Unlike a regular IC car, electric cars are a lot more sensitive to rolling resistance, severely impacting range in some cases. So, always consider rolling resistance when choosing a tire for your EV.
Because of the heavy battery packs weighing them down, pay special attention to the load ratings of tires. EV specific tires get a new High Load rating to handle the extra stress. These tires will have HL on their sidewall, usually before the size stamp, making them easier to spot. Opting to put on tires that are not rated for the higher loads can be potentially dangerous. With a full load of passengers and their luggage, even a basic EV can weigh a lot.

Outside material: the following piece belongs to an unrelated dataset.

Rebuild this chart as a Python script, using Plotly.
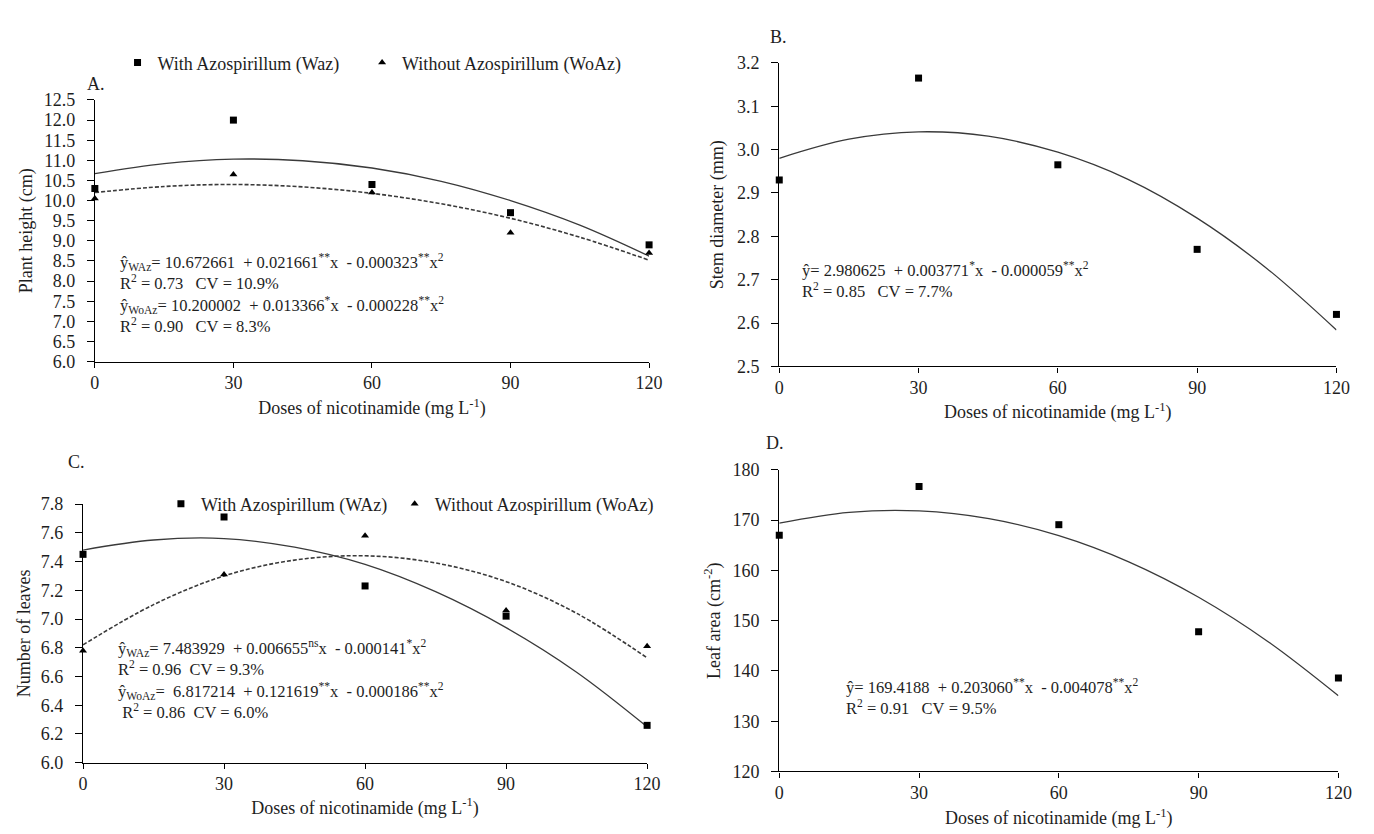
import plotly.graph_objects as go

# ---------------- data ----------------
doses = [0, 30, 60, 90, 120]
fit_x = [0, 15, 30, 45, 60, 75, 90, 105, 120]

# A. Plant height (cm)
height_waz = [10.3, 12.0, 10.4, 9.7, 8.9]
height_woaz = [10.05, 10.65, 10.2, 9.2, 8.7]
height_fit_waz = [10.67, 10.92, 11.03, 10.99, 10.81, 10.48, 10.00, 9.39, 8.62]
height_fit_woaz = [10.20, 10.35, 10.40, 10.34, 10.18, 9.92, 9.56, 9.09, 8.52]

# B. Stem diameter (mm)
stem = [2.93, 3.165, 2.965, 2.77, 2.62]
stem_fit = [2.980, 3.024, 3.041, 3.031, 2.994, 2.932, 2.842, 2.726, 2.584]

# C. Number of leaves
leaves_waz = [7.45, 7.71, 7.23, 7.02, 6.26]
leaves_woaz = [6.78, 7.31, 7.58, 7.06, 6.81]
leaves_fit_waz = [7.48, 7.55, 7.56, 7.50, 7.38, 7.19, 6.94, 6.63, 6.25]
leaves_fit_woaz = [6.82, 7.10, 7.30, 7.41, 7.44, 7.39, 7.26, 7.04, 6.73]

# D. Leaf area (cm-2)
leaf_area = [167.0, 176.7, 169.1, 147.8, 138.6]
leaf_area_fit = [169.42, 171.55, 171.84, 170.30, 166.92, 161.71, 154.67, 145.78, 135.07]

x_ticks = [0, 30, 60, 90, 120]

# ---------------- styling ----------------
W, H = 1374, 834
FONT = "Liberation Serif"
TXT = "#1e1e1e"
LINE = "#3a3a3a"
NB = "\u00a0"
TICK_SIZE = 18
EQ_SIZE = 16.5

def fx(p):
    return p / W

def fy(p):
    return 1 - p / H

fig = go.Figure()

def markers(x, y, sym, name, xa, ya, legend="legend", show=False):
    fig.add_trace(go.Scatter(
        x=x, y=y, mode="markers", name=name,
        marker=dict(symbol=sym, size=7, color="black"),
        xaxis=xa, yaxis=ya, showlegend=show, legend=legend, cliponaxis=False))

def curve(x, y, xa, ya, dash="solid"):
    fig.add_trace(go.Scatter(
        x=x, y=y, mode="lines",
        line=dict(color=LINE, width=1.3 if dash == "solid" else 1.6,
                  dash=dash, shape="spline", smoothing=1.0),
        xaxis=xa, yaxis=ya, showlegend=False, hoverinfo="skip", cliponaxis=False))

# A
curve(fit_x, height_fit_waz, "x", "y")
curve(fit_x, height_fit_woaz, "x", "y", dash="4px,2px")
markers(doses, height_waz, "square", "With Azospirillum (Waz)", "x", "y", "legend", True)
markers(doses, height_woaz, "triangle-up", "Without Azospirillum (WoAz)", "x", "y", "legend3", True)
# B
curve(fit_x, stem_fit, "x2", "y2")
markers(doses, stem, "square", "Stem diameter", "x2", "y2")
# C
curve(fit_x, leaves_fit_waz, "x3", "y3")
curve(fit_x, leaves_fit_woaz, "x3", "y3", dash="4px,2px")
markers(doses, leaves_waz, "square", "With Azospirillum (WAz)", "x3", "y3", "legend2", True)
markers(doses, leaves_woaz, "triangle-up", "Without Azospirillum (WoAz)", "x3", "y3", "legend4", True)
# D
curve(fit_x, leaf_area_fit, "x4", "y4")
markers(doses, leaf_area, "square", "Leaf area", "x4", "y4")

xtitle = "Doses of nicotinamide" + NB + "(mg" + NB + "L<sup>-1</sup>)"

def xaxis(dom, anchor, standoff):
    return dict(domain=[fx(dom[0]), fx(dom[1])], anchor=anchor, range=[0, 120],
                tickvals=x_ticks, showline=True, linecolor="black", linewidth=1.2,
                ticks="outside", ticklen=5, tickcolor="black", showgrid=False, zeroline=False,
                tickfont=dict(family=FONT, size=TICK_SIZE, color=TXT),
                title=dict(text=xtitle, font=dict(family=FONT, size=TICK_SIZE, color=TXT),
                           standoff=standoff))

def yaxis(dom, anchor, rng, dtick, fmt, title, standoff):
    return dict(domain=[fy(dom[1]), fy(dom[0])], anchor=anchor, range=rng, dtick=dtick,
                tick0=rng[0], tickformat=fmt, showline=True, linecolor="black", linewidth=1.2,
                ticks="outside", ticklen=7, tickcolor="black", ticklabelstandoff=8,
                showgrid=False, zeroline=False,
                tickfont=dict(family=FONT, size=TICK_SIZE, color=TXT),
                title=dict(text=title, font=dict(family=FONT, size=TICK_SIZE, color=TXT),
                           standoff=standoff))

def legend_at(x, y):
    return dict(orientation="h", x=fx(x), y=fy(y), xanchor="left", yanchor="middle",
                font=dict(family=FONT, size=TICK_SIZE, color=TXT), bgcolor="rgba(0,0,0,0)",
                itemwidth=30, tracegroupgap=0)

fig.update_layout(
    width=W, height=H, margin=dict(l=0, r=0, t=0, b=0),
    paper_bgcolor="white", plot_bgcolor="white",
    font=dict(family=FONT, size=TICK_SIZE, color=TXT),
    xaxis=xaxis((83, 645), "y", 9),
    yaxis=yaxis((84, 352), "x", [6.0, 12.5], 0.5, ".1f", "Plant height (cm)", 6),
    xaxis2=xaxis((777, 1342), "y2", 8),
    yaxis2=yaxis((46, 357), "x2", [2.5, 3.2], 0.1, ".1f", "Stem diameter (mm)", 8),
    xaxis3=xaxis((71, 643), "y3", 7),
    yaxis3=yaxis((498, 763), "x3", [6.0, 7.8], 0.2, ".1f", "Number of leaves", 5),
    xaxis4=xaxis((777, 1344), "y4", 9),
    yaxis4=yaxis((463, 772), "x4", [120, 180], 10, "d", "Leaf area (cm<sup>-2</sup>)", 7),
    legend=legend_at(106, 46),
    legend3=legend_at(354, 46),
    legend2=legend_at(150, 498),
    legend4=legend_at(387, 498),
)

def note(text, x, y, size=EQ_SIZE):
    fig.add_annotation(text=text, x=fx(x), y=fy(y), xref="paper", yref="paper",
                       xanchor="left", yanchor="middle", showarrow=False, align="left",
                       font=dict(family=FONT, size=size, color=TXT))

# panel labels
note("A.", 73, 68, TICK_SIZE)
note("B.", 766, 19, TICK_SIZE)
note("C.", 54, 455, TICK_SIZE)
note("D.", 762, 435, TICK_SIZE)

sp = NB * 2
eq_a = "<br>".join([
    "ŷ<sub>WAz</sub>= 10.672661" + sp + "+ 0.021661<sup>**</sup>x" + sp + "- 0.000323<sup>**</sup>x<sup>2</sup>",
    "R<sup>2</sup> = 0.73" + sp + " CV" + NB + "=" + NB + "10.9%",
    "ŷ<sub>WoAz</sub>= 10.200002" + sp + "+ 0.013366<sup>*</sup>x" + sp + "- 0.000228<sup>**</sup>x<sup>2</sup>",
    "R<sup>2</sup> = 0.90" + sp + " CV" + NB + "=" + NB + "8.3%",
])
eq_b = "<br>".join([
    "ŷ= 2.980625" + sp + "+ 0.003771<sup>*</sup>x" + sp + "- 0.000059<sup>**</sup>x<sup>2</sup>",
    "R<sup>2</sup> = 0.85" + sp + " CV" + NB + "= 7.7%",
])
eq_c = "<br>".join([
    "ŷ<sub>WAz</sub>= 7.483929" + sp + "+ 0.006655<sup>ns</sup>x" + sp + "- 0.000141<sup>*</sup>x<sup>2</sup>",
    "R<sup>2</sup> = 0.96" + NB + " CV = 9.3%",
    "ŷ<sub>WoAz</sub>=" + NB + " 6.817214" + sp + "+ 0.121619<sup>**</sup>x" + sp + "- 0.000186<sup>**</sup>x<sup>2</sup>",
    NB + "R<sup>2</sup> = 0.86" + NB + " CV = 6.0%",
])
eq_d = "<br>".join([
    "ŷ= 169.4188" + sp + "+ 0.203060<sup>**</sup>x" + sp + "- 0.004078<sup>**</sup>x<sup>2</sup>",
    "R<sup>2</sup> = 0.91" + sp + " CV" + NB + "= 9.5%",
])
note(eq_a, 106, 282)
note(eq_b, 798, 268)
note(eq_c, 104, 678)
note(eq_d, 843, 696)

fig.write_html("out.html")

Finally, once you’ve bought the right set of tires for your EV, following these tips will help you extract the best out of them and make your tires last longer
While it may seem simple, a visual inspection can reveal a lot, especially in EVs. Since there is no regular maintenance schedule for EVs, the tires are not checked as they would be on an IC car, making it more dangerous if a fault develops. Check for low tire pressure, uneven wear, and bulges. Check both sides of the tire if possible, as defects can hide on the inner wall.
Even if you drive on the best EV tires around, incorrect tire pressure can be detrimental to performance and efficiency. So, always keep an eye out for the tire pressure and fill them up at least once a month. Incorrect tire pressure will also affect range, making ownership harder.
As mentioned before, since there is no regular maintenance schedule for EVs, it’s a good idea to rotate your tires to prevent uneven wear, especially since EV tires wear out faster than their IC counterparts.